Regulators have been working on proposed bank changes, called Basel III endgame, which they argue would help solidify the financial system by requiring banks to hold more capital on their balance sheets. Banks pushed back against these rules, arguing they are well capitalized, and further capital requirements could limit them and their ability to lend to their customers.
U.S. Bancorp (USB -1.06%) was one bank facing big questions because of these rule changes. However, the bank got some good news a couple of weeks ago when Federal Reserve Chair Jerome Powell said there would be "broad and material" changes to proposed Basel III "endgame" rules. Here's why the changes matter and why U.S. Bancorp could be a no-brainer buy for investors today.

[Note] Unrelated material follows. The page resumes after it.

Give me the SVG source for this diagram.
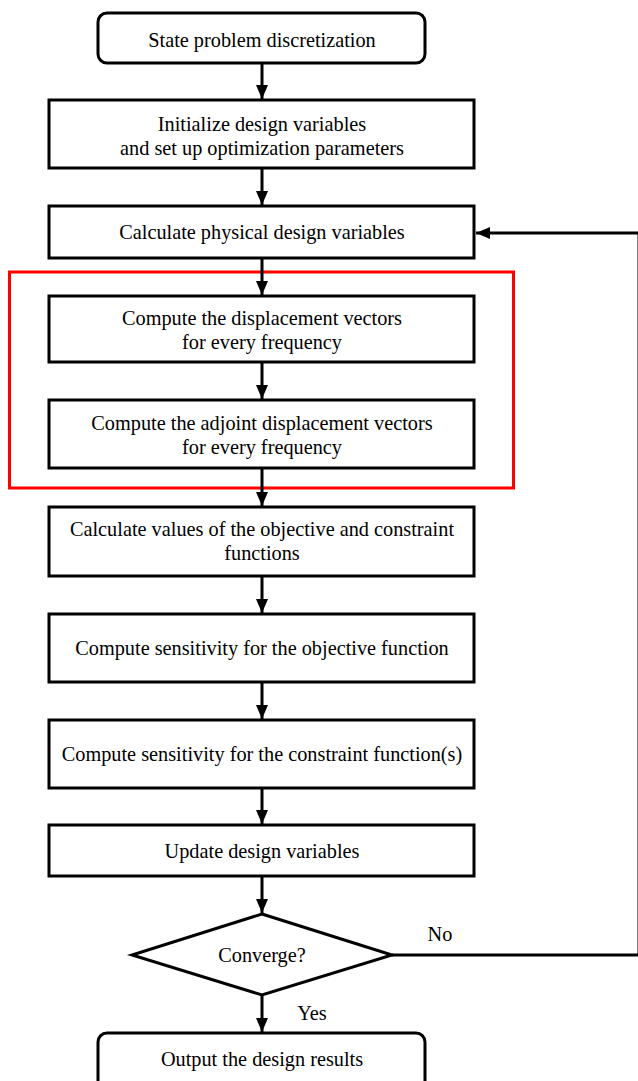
<svg xmlns="http://www.w3.org/2000/svg" width="638" height="1081" viewBox="0 0 638 1081">
<style>
.box{fill:#fff;stroke:#000;stroke-width:3}
.t{font-family:"Liberation Serif","Times New Roman",serif;font-size:20.3px;text-anchor:middle;fill:#000}
.c{fill:none;stroke:#000;stroke-width:3}
</style>
<defs>
<marker id="ah" markerUnits="userSpaceOnUse" markerWidth="14" markerHeight="14" viewBox="0 0 14 14" refX="14" refY="7" orient="auto">
<path d="M0,1 L14,7 L0,13 Z" fill="#000"/>
</marker>
</defs>
<rect width="638" height="1081" fill="#fff"/>
<g id="group-red"><rect x="9.5" y="272" width="504" height="216" fill="none" stroke="#f00" stroke-width="3"/></g>
<g id="connectors">
<line class="c" x1="262" y1="63" x2="262" y2="99" marker-end="url(#ah)"/>
<line class="c" x1="262" y1="168" x2="262" y2="205" marker-end="url(#ah)"/>
<line class="c" x1="262" y1="258" x2="262" y2="295" marker-end="url(#ah)"/>
<line class="c" x1="262" y1="362" x2="262" y2="399" marker-end="url(#ah)"/>
<line class="c" x1="262" y1="468" x2="262" y2="506" marker-end="url(#ah)"/>
<line class="c" x1="262" y1="576" x2="262" y2="613" marker-end="url(#ah)"/>
<line class="c" x1="262" y1="682" x2="262" y2="719" marker-end="url(#ah)"/>
<line class="c" x1="262" y1="788" x2="262" y2="824" marker-end="url(#ah)"/>
<line class="c" x1="262" y1="876" x2="262" y2="913" marker-end="url(#ah)"/>
<line class="c" x1="262" y1="995" x2="262" y2="1032" marker-end="url(#ah)"/>
<polyline class="c" points="392,955 639,955 639,233 476,233" marker-end="url(#ah)"/>
<text class="t" x="440" y="941">No</text>
<text class="t" x="312" y="1020">Yes</text>
</g>
<g id="n1"><rect class="box" x="98" y="13" width="327" height="50" rx="9"/><text class="t" x="262" y="47">State problem discretization</text></g>
<g id="n2"><rect class="box" x="49" y="100" width="425" height="68"/><text class="t" x="262" y="131">Initialize design variables</text><text class="t" x="262" y="155">and set up optimization parameters</text></g>
<g id="n3"><rect class="box" x="49" y="206" width="425" height="52"/><text class="t" x="262" y="239">Calculate physical design variables</text></g>
<g id="n4"><rect class="box" x="49" y="296" width="425" height="66"/><text class="t" x="262" y="325">Compute the displacement vectors</text><text class="t" x="262" y="349">for every frequency</text></g>
<g id="n5"><rect class="box" x="49" y="400" width="425" height="68"/><text class="t" x="262" y="430">Compute the adjoint displacement vectors</text><text class="t" x="262" y="454">for every frequency</text></g>
<g id="n6"><rect class="box" x="49" y="507" width="425" height="69"/><text class="t" x="262" y="536">Calculate values of the objective and constraint</text><text class="t" x="262" y="560">functions</text></g>
<g id="n7"><rect class="box" x="49" y="614" width="425" height="68"/><text class="t" x="262" y="655">Compute sensitivity for the objective function</text></g>
<g id="n8"><rect class="box" x="49" y="720" width="425" height="68"/><text class="t" x="262" y="761">Compute sensitivity for the constraint function(s)</text></g>
<g id="n9"><rect class="box" x="49" y="825" width="425" height="51"/><text class="t" x="262" y="858">Update design variables</text></g>
<g id="n10"><polygon class="box" points="262,914 392,955 262,995 132,955"/><text class="t" x="262" y="962">Converge?</text></g>
<g id="n11"><rect class="box" x="98" y="1033" width="327" height="60" rx="9"/><text class="t" x="262" y="1066">Output the design results</text></g>
</svg>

Proposed rules would require banks to hold more capital
The Basel Committee on Banking Supervision was established in 1974 and aims to improve stability by improving banking oversight. Following the global financial crisis in 2008, the Basel Committee established measures called Basel III. The measures looked to strengthen regulations and supervision over banks. These regulations assess a bank's risk and capital ratios to ensure it can withstand economic downturns.
The most recent set of rules in the U.S. is called the Basel III endgame. In July 2023, the Fed, the Office of Comptroller of the Currency, and the Federal Deposit Insurance Corp. published the proposed changes that would align U.S. bank capital rules with Basel III standards. Some of the proposed changes include:
- Lowering the threshold for banks facing the most stringent capital requirements to those with $100 billion in assets, down from the current threshold of $700 billion.

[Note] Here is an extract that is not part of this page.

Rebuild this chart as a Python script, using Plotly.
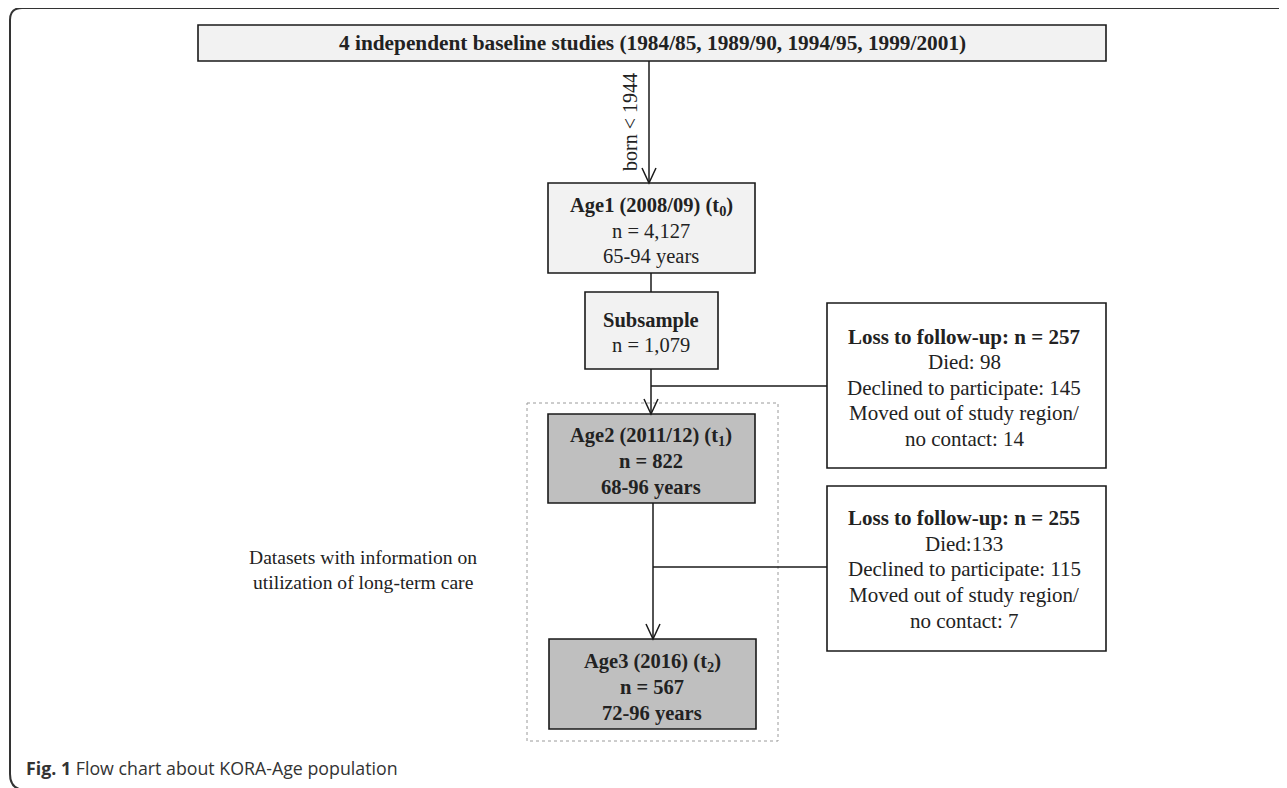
import plotly.graph_objects as go

W, H = 1287, 788
OFF = 8  # page body margin in the rendered html

# ---- content (text data) ----
top_title = "4 independent baseline studies (1984/85, 1989/90, 1994/95, 1999/2001)"
arrow_label = "born < 1944"
age1_lines = ["<b>Age1 (2008/09) (t<sub>0</sub>)</b>", "n = 4,127", "65-94 years"]
sub_lines = ["<b>Subsample</b>", "n = 1,079"]
age2_lines = ["<b>Age2 (2011/12) (t<sub>1</sub>)</b>", "<b>n = 822</b>", "<b>68-96 years</b>"]
age3_lines = ["<b>Age3 (2016) (t<sub>2</sub>)</b>", "<b>n = 567</b>", "<b>72-96 years</b>"]
loss1_lines = ["<b>Loss to follow-up: n = 257</b>", "Died: 98", "Declined to participate: 145",
               "Moved out of study region/", "no contact: 14"]
loss2_lines = ["<b>Loss to follow-up: n = 255</b>", "Died:133", "Declined to participate: 115",
               "Moved out of study region/", "no contact: 7"]
dataset_lines = ["Datasets with information on", "utilization of long-term care"]
caption = "<b>Fig. 1</b> Flow chart about KORA-Age population"

# ---- layout geometry ----
boxes = {
    "top":   dict(x0=198, x1=1106, y0=25, y1=61, fill="#f2f2f2"),
    "age1":  dict(x0=548, x1=755, y0=183, y1=273, fill="#f2f2f2"),
    "sub":   dict(x0=585, x1=718, y0=292, y1=369, fill="#f2f2f2"),
    "age2":  dict(x0=548, x1=755, y0=414, y1=503, fill="#bfbfbf"),
    "age3":  dict(x0=549, x1=756, y0=639, y1=729, fill="#bfbfbf"),
    "loss1": dict(x0=827, x1=1106, y0=303, y1=468, fill="white"),
    "loss2": dict(x0=827, x1=1106, y0=486, y1=651, fill="white"),
}

SERIF = "Liberation Serif, Times New Roman, serif"
SANS = "Open Sans, Noto Sans, sans-serif"
TXT = "#222222"
LINE = "#1a1a1a"

fig = go.Figure()
shapes = []
annotations = []

# outer frame (rounded left corners, continues beyond right/bottom edges)
shapes.append(dict(type="path", path="M 1300,8 L 22,8 Q 10,8 10,20 L 10,774 Q 10,790 26,790 L 1300,790",
                   line=dict(color="#333333", width=2), xref="x", yref="y"))

# dotted grouping rectangle
shapes.append(dict(type="rect", x0=527, x1=778, y0=403, y1=741,
                   line=dict(color="#9a9a9a", width=1, dash="dot"), xref="x", yref="y"))

for b in boxes.values():
    shapes.append(dict(type="rect", x0=b["x0"], x1=b["x1"], y0=b["y0"], y1=b["y1"],
                       fillcolor=b["fill"], line=dict(color=LINE, width=1.6), xref="x", yref="y"))

def vline(x, y0, y1):
    shapes.append(dict(type="line", x0=x, x1=x, y0=y0, y1=y1,
                       line=dict(color=LINE, width=1.5), xref="x", yref="y"))

def hline(y, x0, x1):
    shapes.append(dict(type="line", x0=x0, x1=x1, y0=y, y1=y,
                       line=dict(color=LINE, width=1.5), xref="x", yref="y"))

def chevron(x, ytip):
    shapes.append(dict(type="path", path=f"M {x-7},{ytip-15} L {x},{ytip} L {x+7},{ytip-15}",
                       line=dict(color=LINE, width=1.5), xref="x", yref="y"))

# connectors
vline(649, 61, 183); chevron(649, 183)
vline(651, 273, 292)
vline(651, 369, 414); chevron(651, 414)
hline(386, 651, 827)
vline(653, 503, 639); chevron(653, 639)
hline(567, 653, 827)

def text(x, y, s, size=20.5, font=SERIF, angle=0, xanchor="center", color=TXT):
    annotations.append(dict(x=x, y=y, text=s, showarrow=False, xref="x", yref="y",
                            xanchor=xanchor, yanchor="middle", textangle=angle,
                            font=dict(family=font, size=size, color=color)))

text(652, 43, f"<b>{top_title}</b>", size=21.3)
text(630, 122, arrow_label, size=20, angle=-90)

for s, y in zip(age1_lines, [206, 231, 256]):
    text(651, y, s)
for s, y in zip(sub_lines, [320, 345]):
    text(651, y, s)
for s, y in zip(age2_lines, [436, 461, 487]):
    text(651, y, s)
for s, y in zip(age3_lines, [662, 687, 713]):
    text(652, y, s)
for s, y in zip(loss1_lines, [337, 362, 388, 413, 439]):
    text(964, y, s, size=21)
for s, y in zip(loss2_lines, [518, 544, 569, 595, 621]):
    text(964, y, s, size=21)
for s, y in zip(dataset_lines, [557, 582]):
    text(363, y, s, size=19.6)

text(24, 768, caption, size=17.8, font=SANS, xanchor="left", color="#333333")

fig.update_layout(
    width=W - OFF, height=H - OFF,
    margin=dict(l=0, r=0, t=0, b=0),
    paper_bgcolor="white", plot_bgcolor="white",
    xaxis=dict(range=[OFF, W], visible=False, fixedrange=True),
    yaxis=dict(range=[H, OFF], visible=False, fixedrange=True),
    shapes=shapes, annotations=annotations, showlegend=False,
)

fig.write_html("out.html")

- Require a standard measure of calculating capital requirements for loans.
- Require banks to hold more capital for trading activities and operations risks.
U.S. Bancorp's capital constraints
U.S. Bancorp is already faced with rebuilding capital after acquiring MUFG Union Bank at the end of 2022. The acquisition expanded the bank's presence on the West Coast, but it was also a big drag on the bank's common equity tier 1 (CET1) ratio.
The CET1 ratio measures the financial strength of the bank. It takes the bank's core capital as a percentage of its risk-weighted assets, like loans or investment securities. After acquiring Union Bank, U.S. Bancorp's CET1 ratio fell from 9.7% to 8.4%. For perspective, this was the lowest ratio among the 23 banks subjected to the Fed's annual stress test and well below the average ratio of 12.4%.
The acquisition increased U.S. Bancorp's assets to $675 billion. This matters because once a bank reaches $700 billion in assets, it becomes a Category II bank, subjecting it to more stringent capital requirements.
The Fed required the bank to submit quarterly implementation plans to comply with these requirements. However, last fall it released the bank from these commitments after the bank came up with a plan for "further net reductions in assets and increases in regulatory capital."
Banks and other advocates strongly opposed the proposed rules
Banks have pushed back firmly on the proposed regulations put forward by the Fed last July. Those in the industry argued it would raise the cost of lending, push consumers outside the banking system, and inhibit banks' trading and other activities.
Numerous others joined banks in opposing the changes, including some unlikely allies. Consumer advocacy groups worry that the changes would lead to reduced credit availability. They also argued that it could undercut homeownership and community reinvestment activities. Both Republican and Democratic representatives have also joined in opposing the proposed rule changes.
Last month, the Fed's Powell said, "I do expect there will be broad material changes to the proposal," which "has broad support at the Fed and in the broader world." The revamped proposal will likely be presented by the end of this year, and should eliminate some of the risks of the more stringent capital requirements originally proposed.
Why U.S. Bancorp should be on your radar
U.S. Bancorp faced big question marks over its capital ratios following its acquisition of Union Bank. The bank is making progress on rebuilding its capital. At the end of last year, the bank improved its CET1 ratio to 9.9%, and its total assets remained steady at $663 billion.
The bank stock remains 23% below its all-time high price two years ago. The stock has gained 37% during the past six months, so it's not quite the bargain it was back in November. However, the bank is priced at 13 times earnings and 2.3 times tangible book value, both below its 10-year averages.
Although the bank still has to work to improve its capital ratios further, it looks like it will be spared from the more stringent capital requirements as long as its assets remain below the $700 billion threshold. Analysts at Compass Point said that U.S. Bancorp has the potential for greater capital relief compared to its peers thanks to the pending changes to Basel III and that its capital overhang is "greatly diminished."
U.S. Bancorp has historically traded at a premium to peers thanks to its solid return on equity. Now that some of the more stringent capital requirements appear to be off the table, today could be an excellent time to scoop up shares of the bank stock.